Cheese capsule battles rivals for ISS ferry work

The smart choice: opportunity from uncertainty

NASA has chosen the companies which will receive cash in its second round of Commercial Crew Development contracts. The CCDev2 funding is intended to lead to viable commercial manned spacecraft, which NASA could then book seats on in order to keep the International Space Station crewed up in future.

Boeing concept of the proposed CST-100 commercial crew capsule

Boeing's offering. Not yet built.

At the moment, once the Shuttles retire, there will be a period of some years before NASA can deploy a manned space launch system of its own: unless CCDev can step up, for that time the only way for US astronauts (or any others) to get to the Station will be aboard Russian Soyuz ships.

Dream Chaser. Still a dream, for now

The official US line on manned space exploration now appears to be that NASA should no longer get massively involved in launch to orbit as it has been up to now. The Apollo and Shuttle eras saw massive space-agency workforces operating hardware supplied by other, equally massive, workforces at the established rocket contractors such as Boeing and Lockheed. The idea is now to let smaller and less costly commercial operations send astronauts into space, while NASA itself concentrates on the new technologies which could practicably carry them onward to the planets.

"We're committed to safely transporting US astronauts on American-made spacecraft and ending the outsourcing of this work to foreign governments," NASA Administrator Charles Bolden said, announcing the CCDev2 inkings. "These agreements are significant milestones in NASA's plans to take advantage of American ingenuity to get to low-Earth orbit, so we can concentrate our resources on deep space exploration."

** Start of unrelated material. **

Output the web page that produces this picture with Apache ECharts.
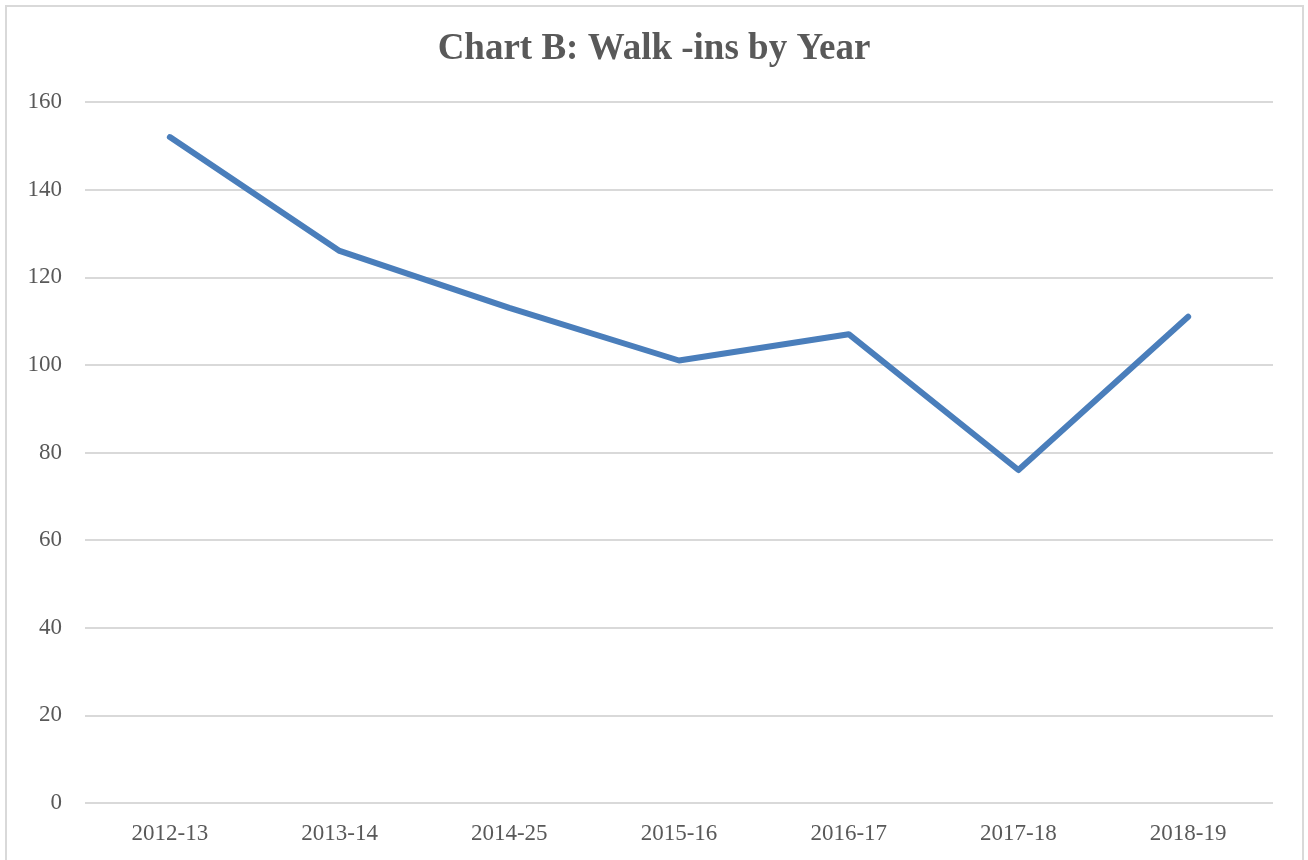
<!DOCTYPE html>
<html>

<head>
    <meta charset="utf-8" />
    <style type="text/css">
        html, body {
            margin: 0;
            padding: 0;
            background: #fff;
        }

        #frame {
            position: absolute;
            left: 5px;
            top: 5px;
            width: 1295px;
            height: 870px;
            border: 2px solid #d9d9d9;
        }

        #main {
            position: absolute;
            left: 0;
            top: 0;
            width: 1308px;
            height: 860px;
        }
    </style>
    <script src="https://cdn.jsdelivr.net/npm/echarts@6/dist/echarts.min.js"></script>
</head>

<body>
    <div id="frame"></div>
    <div id="main"></div>
    <script type="text/javascript">
        // 数据
        var years = ["2012-13", "2013-14", "2014-25", "2015-16", "2016-17", "2017-18", "2018-19"];
        var walkIns = [152, 126, 113, 101, 107, 76, 111];

        var myChart = echarts.init(document.getElementById("main"));
        var option = {
            animation: false,
            title: {
                text: "Chart B: Walk -ins by Year",
                left: "center",
                top: 26,
                textStyle: {
                    fontFamily: "Liberation Serif",
                    fontSize: 37,
                    fontWeight: "bold",
                    color: "#595959",
                },
            },
            grid: {
                left: 85,
                right: 35,
                top: 102,
                bottom: 57,
            },
            xAxis: {
                type: "category",
                data: years,
                axisLine: { show: false },
                axisTick: { show: false },
                axisLabel: {
                    margin: 19,
                    fontFamily: "Liberation Serif",
                    fontSize: 23,
                    color: "#595959",
                },
            },
            yAxis: {
                type: "value",
                min: 0,
                max: 160,
                interval: 20,
                axisLabel: {
                    margin: 23,
                    fontFamily: "Liberation Serif",
                    fontSize: 23,
                    color: "#595959",
                },
                splitLine: {
                    lineStyle: { color: "#d9d9d9", width: 2 },
                },
            },
            series: [
                {
                    name: "Walk-ins",
                    type: "line",
                    data: walkIns,
                    symbol: "none",
                    lineStyle: {
                        color: "#4a7ebb",
                        width: 6,
                        cap: "round",
                        join: "round",
                    },
                },
            ],
        };
        myChart.setOption(option);
    </script>
</body>

</html>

The recipients of the CCDev2 cash are as follows:

Blue Origin, the space venture bankrolled by Amazon kingpin Jeff Bezos, which gets $22m. Blue Origin has no orbital launcher system of its own – the company's New Shepard rocket-hopper vehicle is to be capable of suborbital flight only – but it did some work on reusable capsule design under CCDev1. Under CCDev2 the firm says it will develop a space capsule for launch atop an existing Atlas V booster: down the road it will design a reusable booster which comes back down to land vertically a bit like the New Shepard.